Facebook (and most social networking, for that matter) is not about collecting random strangers as friends, and neither is it made for replacing face-to-face conversation. What it works well for is staying in touch with people that you value, but don't have time to keep up with all the time. It also works extremely well for sharing and finding news about upcoming stuff that your friends might be doing - concerts, parties, nerf battles all being recent examples of mine. These things would be clumsier to organize and advertise through email, text messaging, or personal calls, and Facebook works perfectly for this.
I have 200-300 friends, and I know each and every one of them either in real life or through a shared, non-facebook interest. Every sane person I know uses facebook in a fashion similar to the one I just described. It is nothing more or less than a convenient means for maintaining a better awareness of your social network in meatspace.

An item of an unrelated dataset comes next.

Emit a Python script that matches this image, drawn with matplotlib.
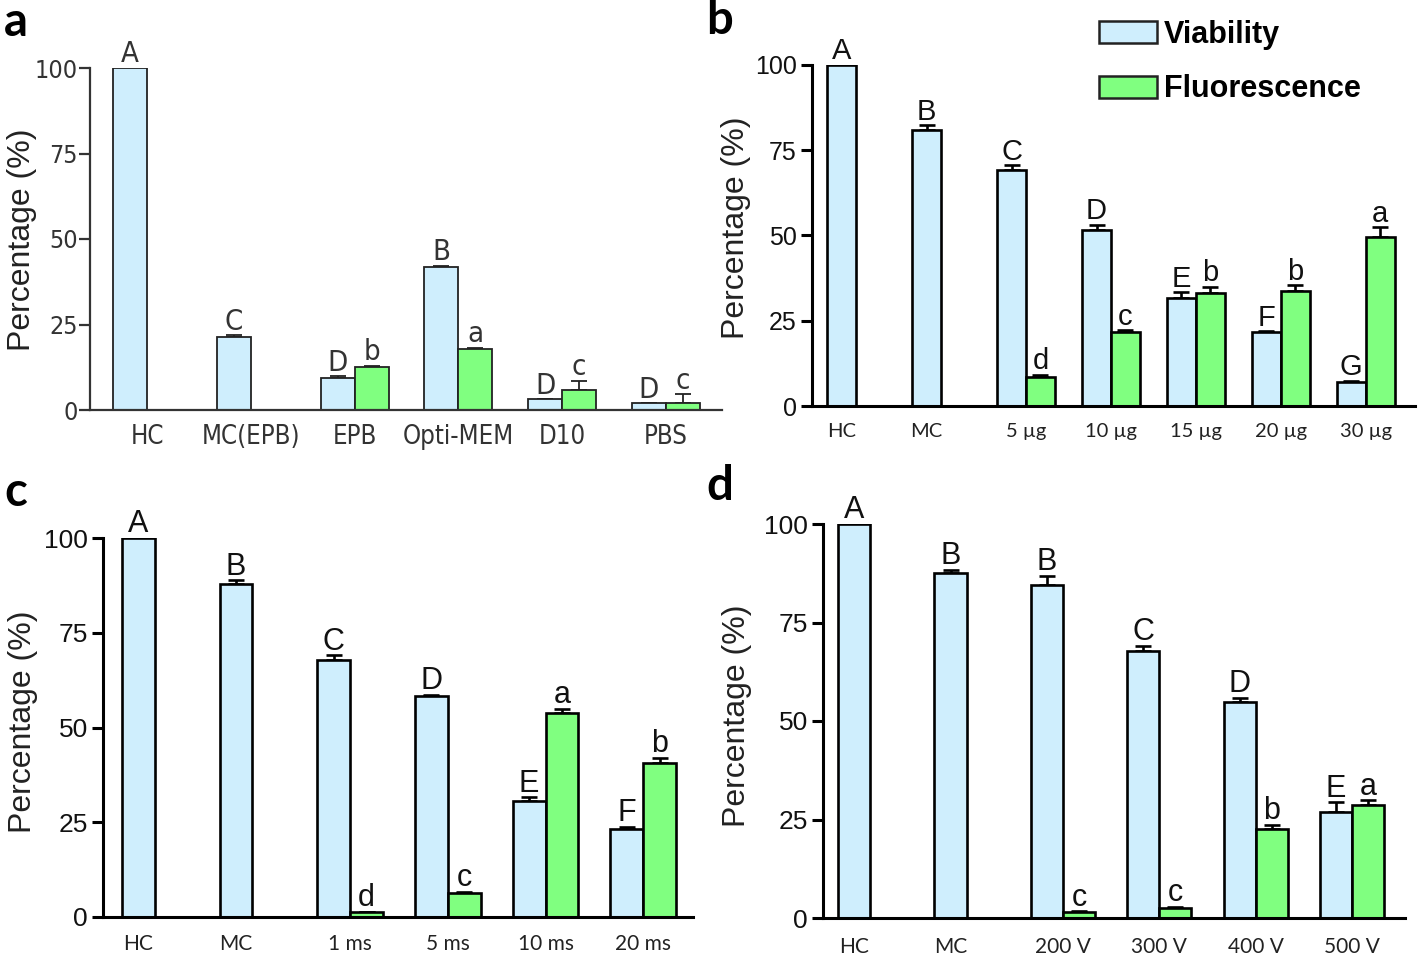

I don't have any and I'm stressed about that
I agree with you.
But I can't think of a single company that started on facebook and became successful.
She was like chocolate when she drank... semi-sweet at first and then increasingly bitter.
Webpronews does not talk about the methods that were used in the study. We don't know any details about how the result was found, how big the sample set was, did they have a control set of people who don't use facebook at all or how many. We don't know who Dr. Kathy Charles' field of study or profession is. Also, what about myspace users, video games, television, texting, and are these thing in the same group or external, and who is webpronews anyway??
Actually, it;s an Anonymous Coward, in the Library, with a Rope - tomorrow :-)
Another and more likely possibility is that stressed people often look for a cause for that stress, and being an anxious type, there is a real good chance they are going to blame it on something else. (House's law)
Given the popularity of Facebook, it is no surprise that people who feel a great need to "belong" to whatever is the fad of the moment, will flock there, bringing along all their anxieties and troubles.
The shepherds did so well protecting the flock that the sheep no longer believed that wolves existed.
This is only relevant for people who give a rat's ass about any of the ten thousand "friends" parasitically hanging off their Facebook account.
I find it rather illogical that the number of friends one has links in anyway to stress or anxiety. I have 57 friends on my facebook and I don't feel stressed or anxious because of it. While I do have anxiety/depression it is well controlled with Prozac and I have had the symptoms long before facebook ever existed. Even still, those facebook messages do not have to be answered, nor does the ringing phone. I frequently hit ignore or let my voice mail pickup. The power of choice is truely amazing.
I have about 914 friends, and climbing on facebook, and yes it does increase your anxiety rate. The main reason I have so many is to play Mafia Wars. Many think it is a ridiculous game, but that is what draws me. It keeps changing when you least want it to. However, you also would like to get to know these friends more than just for Mafia, so sometimes you are satisfying the firend urge without having played your game, which is what you wanted to do.
It's not just individuals. Same story goes for businesses.
A lot of the people on facebook are there trying to promote some business or other. The sad part is, if you add up all the time invested, you see that the return is ALWAYS negative.
Not true. At all. My wife has doubled her personal training business through Facebook. It is a way to be social, and acquiring/retaining personal training clients in an exercise in one-on-one social skills. Of course, most businesses are trying to use the one-on-one social network medium as a broadcast medium...and that don't work.
It's a very limited example. The exception that proves the rule, really.